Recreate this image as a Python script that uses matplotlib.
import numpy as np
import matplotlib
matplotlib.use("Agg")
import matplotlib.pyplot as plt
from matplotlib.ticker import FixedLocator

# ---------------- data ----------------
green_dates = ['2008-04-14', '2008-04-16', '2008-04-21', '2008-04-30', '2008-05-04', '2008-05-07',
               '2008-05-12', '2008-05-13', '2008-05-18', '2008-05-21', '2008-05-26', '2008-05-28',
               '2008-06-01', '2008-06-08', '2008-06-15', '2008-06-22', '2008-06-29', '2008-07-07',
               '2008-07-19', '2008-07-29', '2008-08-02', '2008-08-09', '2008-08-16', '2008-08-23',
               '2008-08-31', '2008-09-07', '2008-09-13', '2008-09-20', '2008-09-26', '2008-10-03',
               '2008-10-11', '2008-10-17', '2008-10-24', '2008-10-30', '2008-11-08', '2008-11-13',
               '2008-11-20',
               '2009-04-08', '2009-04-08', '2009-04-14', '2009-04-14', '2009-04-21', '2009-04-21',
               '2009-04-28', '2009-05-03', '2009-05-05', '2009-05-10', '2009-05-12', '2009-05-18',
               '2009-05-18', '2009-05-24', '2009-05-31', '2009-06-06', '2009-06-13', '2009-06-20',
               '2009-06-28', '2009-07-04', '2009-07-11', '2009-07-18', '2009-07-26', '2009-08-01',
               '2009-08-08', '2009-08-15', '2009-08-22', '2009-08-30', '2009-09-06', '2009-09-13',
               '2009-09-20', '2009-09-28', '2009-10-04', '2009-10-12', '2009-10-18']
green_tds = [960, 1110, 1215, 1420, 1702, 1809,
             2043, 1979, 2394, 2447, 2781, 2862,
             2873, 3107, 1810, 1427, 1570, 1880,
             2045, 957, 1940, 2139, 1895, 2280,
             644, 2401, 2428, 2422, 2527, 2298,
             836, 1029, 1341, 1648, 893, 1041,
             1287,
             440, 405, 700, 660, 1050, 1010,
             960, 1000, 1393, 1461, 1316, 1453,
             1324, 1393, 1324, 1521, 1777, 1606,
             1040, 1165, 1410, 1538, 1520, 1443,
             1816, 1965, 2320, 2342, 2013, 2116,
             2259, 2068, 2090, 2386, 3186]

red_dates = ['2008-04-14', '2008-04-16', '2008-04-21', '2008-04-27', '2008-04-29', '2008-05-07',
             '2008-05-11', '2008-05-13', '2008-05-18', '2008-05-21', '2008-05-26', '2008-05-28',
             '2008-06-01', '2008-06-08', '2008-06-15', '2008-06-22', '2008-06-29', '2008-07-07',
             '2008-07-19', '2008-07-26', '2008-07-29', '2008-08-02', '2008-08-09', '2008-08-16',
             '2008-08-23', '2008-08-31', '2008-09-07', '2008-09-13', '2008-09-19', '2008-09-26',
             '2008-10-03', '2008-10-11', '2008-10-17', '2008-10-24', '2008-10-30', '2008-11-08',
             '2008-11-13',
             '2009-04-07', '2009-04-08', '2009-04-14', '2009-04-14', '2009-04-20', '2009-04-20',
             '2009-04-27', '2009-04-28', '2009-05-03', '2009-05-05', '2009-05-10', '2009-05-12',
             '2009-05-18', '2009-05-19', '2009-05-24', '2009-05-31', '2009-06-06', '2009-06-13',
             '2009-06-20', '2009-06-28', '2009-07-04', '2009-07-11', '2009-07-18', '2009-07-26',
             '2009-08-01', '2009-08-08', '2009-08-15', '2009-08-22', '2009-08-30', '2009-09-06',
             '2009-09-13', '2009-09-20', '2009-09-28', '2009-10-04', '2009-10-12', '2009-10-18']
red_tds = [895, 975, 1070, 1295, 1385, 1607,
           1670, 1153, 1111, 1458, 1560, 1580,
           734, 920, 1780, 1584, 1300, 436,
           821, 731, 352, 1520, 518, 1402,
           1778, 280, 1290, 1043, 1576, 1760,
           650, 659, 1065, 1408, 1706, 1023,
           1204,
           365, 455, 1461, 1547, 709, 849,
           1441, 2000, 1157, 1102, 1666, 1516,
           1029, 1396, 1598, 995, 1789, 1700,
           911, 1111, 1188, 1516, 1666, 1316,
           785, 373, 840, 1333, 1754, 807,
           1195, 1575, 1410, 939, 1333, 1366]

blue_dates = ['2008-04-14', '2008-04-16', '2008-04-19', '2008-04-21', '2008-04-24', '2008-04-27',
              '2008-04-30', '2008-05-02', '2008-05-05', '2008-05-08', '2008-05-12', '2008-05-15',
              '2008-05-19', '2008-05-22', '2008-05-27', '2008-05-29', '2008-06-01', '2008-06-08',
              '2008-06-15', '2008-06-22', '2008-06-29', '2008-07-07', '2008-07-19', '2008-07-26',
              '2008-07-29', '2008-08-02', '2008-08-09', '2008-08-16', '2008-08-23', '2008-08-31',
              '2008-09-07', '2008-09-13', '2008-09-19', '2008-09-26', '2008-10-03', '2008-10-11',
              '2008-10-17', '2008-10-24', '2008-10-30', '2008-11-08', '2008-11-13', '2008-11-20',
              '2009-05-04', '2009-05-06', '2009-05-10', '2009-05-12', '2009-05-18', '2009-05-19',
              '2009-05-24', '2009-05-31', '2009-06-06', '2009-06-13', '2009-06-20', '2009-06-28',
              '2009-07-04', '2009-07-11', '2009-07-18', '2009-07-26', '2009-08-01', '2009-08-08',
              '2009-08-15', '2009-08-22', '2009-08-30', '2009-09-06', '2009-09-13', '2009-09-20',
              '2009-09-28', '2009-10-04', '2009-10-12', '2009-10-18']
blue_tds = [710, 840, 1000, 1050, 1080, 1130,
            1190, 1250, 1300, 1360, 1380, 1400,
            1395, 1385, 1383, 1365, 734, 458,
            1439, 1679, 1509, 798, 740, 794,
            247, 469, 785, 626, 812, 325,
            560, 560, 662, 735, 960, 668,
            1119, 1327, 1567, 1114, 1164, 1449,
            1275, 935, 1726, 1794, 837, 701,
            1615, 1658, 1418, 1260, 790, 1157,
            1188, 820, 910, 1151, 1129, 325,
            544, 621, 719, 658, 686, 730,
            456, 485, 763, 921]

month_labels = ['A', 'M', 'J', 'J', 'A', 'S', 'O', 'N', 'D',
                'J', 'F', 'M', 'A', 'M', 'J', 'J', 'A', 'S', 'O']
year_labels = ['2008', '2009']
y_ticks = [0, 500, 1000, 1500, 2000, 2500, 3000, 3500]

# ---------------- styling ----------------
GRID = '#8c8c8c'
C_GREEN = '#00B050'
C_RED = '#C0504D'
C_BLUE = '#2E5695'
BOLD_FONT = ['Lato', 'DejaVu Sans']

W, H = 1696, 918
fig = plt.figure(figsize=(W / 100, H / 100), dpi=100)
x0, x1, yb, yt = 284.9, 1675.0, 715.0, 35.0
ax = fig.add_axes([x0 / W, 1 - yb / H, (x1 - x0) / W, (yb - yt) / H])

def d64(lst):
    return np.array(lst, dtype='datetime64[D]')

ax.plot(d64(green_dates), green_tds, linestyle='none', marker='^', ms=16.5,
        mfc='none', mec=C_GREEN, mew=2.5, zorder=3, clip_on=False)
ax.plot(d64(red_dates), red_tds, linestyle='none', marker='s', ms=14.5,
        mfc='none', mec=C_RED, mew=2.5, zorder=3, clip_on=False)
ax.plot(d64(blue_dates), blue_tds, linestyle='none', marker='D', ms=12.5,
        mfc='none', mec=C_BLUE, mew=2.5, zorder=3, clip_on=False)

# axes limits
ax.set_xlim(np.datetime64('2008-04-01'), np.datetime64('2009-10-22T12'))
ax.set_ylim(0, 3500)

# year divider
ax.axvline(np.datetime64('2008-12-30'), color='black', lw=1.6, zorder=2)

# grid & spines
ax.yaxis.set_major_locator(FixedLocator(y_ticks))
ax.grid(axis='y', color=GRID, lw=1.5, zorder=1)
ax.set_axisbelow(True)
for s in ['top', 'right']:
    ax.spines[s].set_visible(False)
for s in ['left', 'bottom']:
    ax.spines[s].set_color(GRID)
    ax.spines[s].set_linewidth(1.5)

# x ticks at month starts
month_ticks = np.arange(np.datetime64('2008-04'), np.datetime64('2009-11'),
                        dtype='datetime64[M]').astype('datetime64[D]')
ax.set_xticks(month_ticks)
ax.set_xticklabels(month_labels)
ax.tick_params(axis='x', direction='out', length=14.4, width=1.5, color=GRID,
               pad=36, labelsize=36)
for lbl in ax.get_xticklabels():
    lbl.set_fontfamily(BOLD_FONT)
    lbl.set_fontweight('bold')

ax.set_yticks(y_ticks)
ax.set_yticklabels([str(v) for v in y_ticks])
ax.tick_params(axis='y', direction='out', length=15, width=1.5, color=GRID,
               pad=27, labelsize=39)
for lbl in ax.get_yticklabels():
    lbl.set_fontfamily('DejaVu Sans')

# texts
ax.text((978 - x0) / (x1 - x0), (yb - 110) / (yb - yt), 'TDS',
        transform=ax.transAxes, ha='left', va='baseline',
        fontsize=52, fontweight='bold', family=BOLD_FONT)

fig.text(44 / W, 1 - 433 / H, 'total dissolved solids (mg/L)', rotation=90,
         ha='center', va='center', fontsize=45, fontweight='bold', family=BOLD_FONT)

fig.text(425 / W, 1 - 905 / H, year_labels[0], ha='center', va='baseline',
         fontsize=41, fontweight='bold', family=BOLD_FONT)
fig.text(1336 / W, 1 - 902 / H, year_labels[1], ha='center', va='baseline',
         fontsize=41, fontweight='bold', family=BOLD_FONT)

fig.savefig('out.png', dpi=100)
──────────────────────────────
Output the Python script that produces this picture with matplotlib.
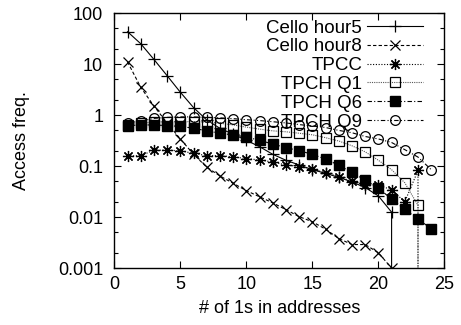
──────────────────────────────
THE REQUEST> Repeat, exactly as they stand above, the lines from the line with "Recreate this image" to the line with "2259, 2068, 2090, 2386, 3186]", both lines included.

ANSWER FOR THIS EXERCISE>
Recreate this image as a Python script that uses matplotlib.
import numpy as np
import matplotlib
matplotlib.use("Agg")
import matplotlib.pyplot as plt
from matplotlib.ticker import FixedLocator

# ---------------- data ----------------
green_dates = ['2008-04-14', '2008-04-16', '2008-04-21', '2008-04-30', '2008-05-04', '2008-05-07',
               '2008-05-12', '2008-05-13', '2008-05-18', '2008-05-21', '2008-05-26', '2008-05-28',
               '2008-06-01', '2008-06-08', '2008-06-15', '2008-06-22', '2008-06-29', '2008-07-07',
               '2008-07-19', '2008-07-29', '2008-08-02', '2008-08-09', '2008-08-16', '2008-08-23',
               '2008-08-31', '2008-09-07', '2008-09-13', '2008-09-20', '2008-09-26', '2008-10-03',
               '2008-10-11', '2008-10-17', '2008-10-24', '2008-10-30', '2008-11-08', '2008-11-13',
               '2008-11-20',
               '2009-04-08', '2009-04-08', '2009-04-14', '2009-04-14', '2009-04-21', '2009-04-21',
               '2009-04-28', '2009-05-03', '2009-05-05', '2009-05-10', '2009-05-12', '2009-05-18',
               '2009-05-18', '2009-05-24', '2009-05-31', '2009-06-06', '2009-06-13', '2009-06-20',
               '2009-06-28', '2009-07-04', '2009-07-11', '2009-07-18', '2009-07-26', '2009-08-01',
               '2009-08-08', '2009-08-15', '2009-08-22', '2009-08-30', '2009-09-06', '2009-09-13',
               '2009-09-20', '2009-09-28', '2009-10-04', '2009-10-12', '2009-10-18']
green_tds = [960, 1110, 1215, 1420, 1702, 1809,
             2043, 1979, 2394, 2447, 2781, 2862,
             2873, 3107, 1810, 1427, 1570, 1880,
             2045, 957, 1940, 2139, 1895, 2280,
             644, 2401, 2428, 2422, 2527, 2298,
             836, 1029, 1341, 1648, 893, 1041,
             1287,
             440, 405, 700, 660, 1050, 1010,
             960, 1000, 1393, 1461, 1316, 1453,
             1324, 1393, 1324, 1521, 1777, 1606,
             1040, 1165, 1410, 1538, 1520, 1443,
             1816, 1965, 2320, 2342, 2013, 2116,
             2259, 2068, 2090, 2386, 3186]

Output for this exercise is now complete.